I like Elizabeth Bear, but I’m discovering that I like her in the same way I like lilies: in small doses and from a distance. She does elaborate things with language that work for me in small doses–I adored Bone and Jewel Creatures and own a special edition hardcover–but absolutely do not work for me in larger ones. This is the second book of her’s I’ve tried–to my recollection–and although I’ve made it further, it was because I was putting some effort into it. Also, I was on a plane. Honestly, I should have known better. Anything that starts with book one in a fantasy series tends to be no-go for me in my old age, although the current librarian trend to assign everything a time-related label, whether author intended or not, often masks the degree to which books are truly connected.

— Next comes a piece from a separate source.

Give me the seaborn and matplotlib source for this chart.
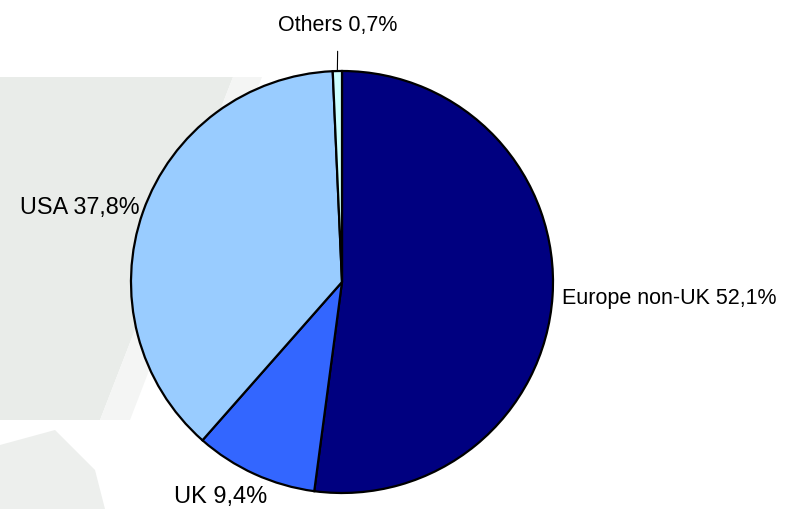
import numpy as np
import matplotlib
matplotlib.use("Agg")
import matplotlib.pyplot as plt
from matplotlib.patches import Polygon
import seaborn as sns

# Estilo
sns.set_theme(style="white")
plt.rcParams['font.family'] = ['Liberation Sans', 'DejaVu Sans']

# Dados
regions = ['Europe non-UK', 'UK', 'USA', 'Others']
shares = [52.1, 9.4, 37.8, 0.7]
share_labels = ['52,1%', '9,4%', '37,8%', '0,7%']
colors = ['#000080', '#3366FF', '#99CCFF', '#CCFFFF']

fig = plt.figure(figsize=(7.87, 5.09), dpi=100)

# marca d'agua cinza no fundo (decorativa)
H = 509
def px(pts):
    return [(x / 787, (H - y) / H) for x, y in pts]

fig.patches.append(Polygon(px([(0, 77), (233, 77), (100, 420), (0, 420)]),
                           closed=True, transform=fig.transFigure,
                           facecolor='#E9ECE9', edgecolor='none', zorder=0))
fig.patches.append(Polygon(px([(233, 77), (262, 77), (130, 420), (100, 420)]),
                           closed=True, transform=fig.transFigure,
                           facecolor='#F4F5F4', edgecolor='none', zorder=0))
fig.patches.append(Polygon(px([(0, 445), (55, 430), (95, 470), (105, 509), (0, 509)]),
                           closed=True, transform=fig.transFigure,
                           facecolor='#EDEFED', edgecolor='none', zorder=0))

# eixo do grafico de pizza (centro ~ (342, 282), raio ~ 211 px)
ax = fig.add_axes([131 / 787, (H - 282 - 211) / H, 422 / 787, 422 / H])
ax.set_zorder(2)
ax.axis('off')
ax.patch.set_alpha(0)

wedges, _ = ax.pie(shares, colors=colors, startangle=90, counterclock=False,
                   wedgeprops=dict(edgecolor='black', linewidth=1.6),
                   radius=1, frame=False)
ax.set_xlim(-1, 1)
ax.set_ylim(-1, 1)
ax.set_aspect('auto')

# posicoes dos rotulos (em unidades do raio)
label_pos = [(1.043, -0.076, 'left'), (-0.573, -1.02, 'center'),
             (-0.957, 0.355, 'right'), (-0.019, 1.218, 'center')]
label_size = [15.5, 17, 16.8, 15.5]

for i, (name, lab) in enumerate(zip(regions, share_labels)):
    x, y, ha = label_pos[i]
    txt = f'{name} {lab}'
    if name == 'Others':
        w = wedges[i]
        ang = np.deg2rad((w.theta1 + w.theta2) / 2)
        ax.annotate(txt, xy=(np.cos(ang), np.sin(ang)), xytext=(x, y),
                    ha=ha, va='center', fontsize=label_size[i], color='black',
                    annotation_clip=False,
                    arrowprops=dict(arrowstyle='-', color='black', lw=0.8,
                                    shrinkA=9, shrinkB=0))
    else:
        ax.text(x, y, txt, ha=ha, va='center', fontsize=label_size[i],
                color='black', clip_on=False)

fig.savefig('out.png', dpi=100)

This came up as friend Mimi was thinking about reading Devotion of Suspect X, which is listed as number one in a series that is absolutely not a series in the sense of the ‘closely linked in chronology and plot sequence’ sense of the word. (Honestly, if you aren’t in the mood for digressions, you should probably move on. I’m going to be terribly off-track today).
“In summer, there was the danger of avalanche. In winter, there was … well, there was the winter.”
The narration in this story was more humorous than the others I’ve read by Bear, which undoubtedly kept me going. Yet, as I progressed, I started to wonder more and more about that humor. I felt like it didn’t particularly track. The narration is third person focused, alternating between two different female religious/political rulers; the Gage, a mechanical man animated by the spirit of a dead man; and primarily, the Dead Man “one of the elite royal guards of a caliphate that no longer exactly existed.” But primarily, we are following the Dead Man, who worships one god who he believes is above all others and is rather judgey about everyone else’s multiple gods and semi-deified rulers. He also sounds very world-weary and is eyeballing places he might eventually settle down.
“The world was a dune. It wore on, and things and places and people you had loved or hated or had your heart broken by vanished beneath it and the only mark they left was on your soul. And that was that.”
So it’s a complex emotional tone, which I might have actually liked quite a bit, if I didn’t keep getting interrupted by the convoluted and elaborate prose. This extreme example, for instance, which when I read the first time caused me to pause, consider the intention of an author that just wrote that, and then go back and re-read, just to make sure there wasn’t something more important than I thought:
“A word that by extension meant the thing that acted to cause the mark, and the thing that was acted upon and so became a thing that was marked, and also the mark itself, and precisely and significantly the action of marking that forever linked those things.”
In a Swim in a Pond in the Rain, Saunders asks us to think about stories as an agreement between the reader and the writer. When I read sentences like this, I have to think that the writer isn’t thinking about the reader anymore, that they are thinking about how much they love the words and the sound of their own voice that they can write words that don’t actual mean anything to a story. I mean, she just used 47 words to say something had a feedback loop and we aren’t talking about the McGuffin here. This is just one standout illustration of excessiveness that can be streamlined, helping the reader focus. Saunders also asks writers to follow their voice, so I’m definitely not saying Bear shouldn’t do her prose thing. But someone should rein that in, or send it someone who reads most of the words.
I did enjoy the characterization, though I wasn’t in love with the four different storylines that I just know are all related to Big Events that will undoubtedly Come Together Much Later. This is why I’m not reading fantasy epics these days, but Bear almost drew me in. The characters are interesting and have some depth. The world seems interesting and thought-out, feeling something like an Egyptian delta in the lowlands. There’s semi-interesting politics that happening with the female leads and the Dead Man/Gage action-focused plot gives a nice contrast. I did enjoy the humor of the Dead Man, except when he was being quite prejudiced, but of course, that just adds to the character complexity.
“Just what this expedition was in need of,” the Dead Man said conversationally. “A pirate tiger.”
Just not something I have tolerance for these days, no matter how beautiful. Don’t blame Bear; I have allergies.
Ouch, that’s not even purple in my dictionary, that’s just incomprehensible drivel! I find that the problem with even good authors is that once they become “known” authors they often lose the magic aid of a good editor. They happen to write nonsense, and they have that nonsense published, because nobody’s telling them no.
You are right, that doesn’t even count as purple. Totally agree on the magic aid of a good editor. Honestly, I think the trend for multi-volume, enormous word-count books is not a good thing.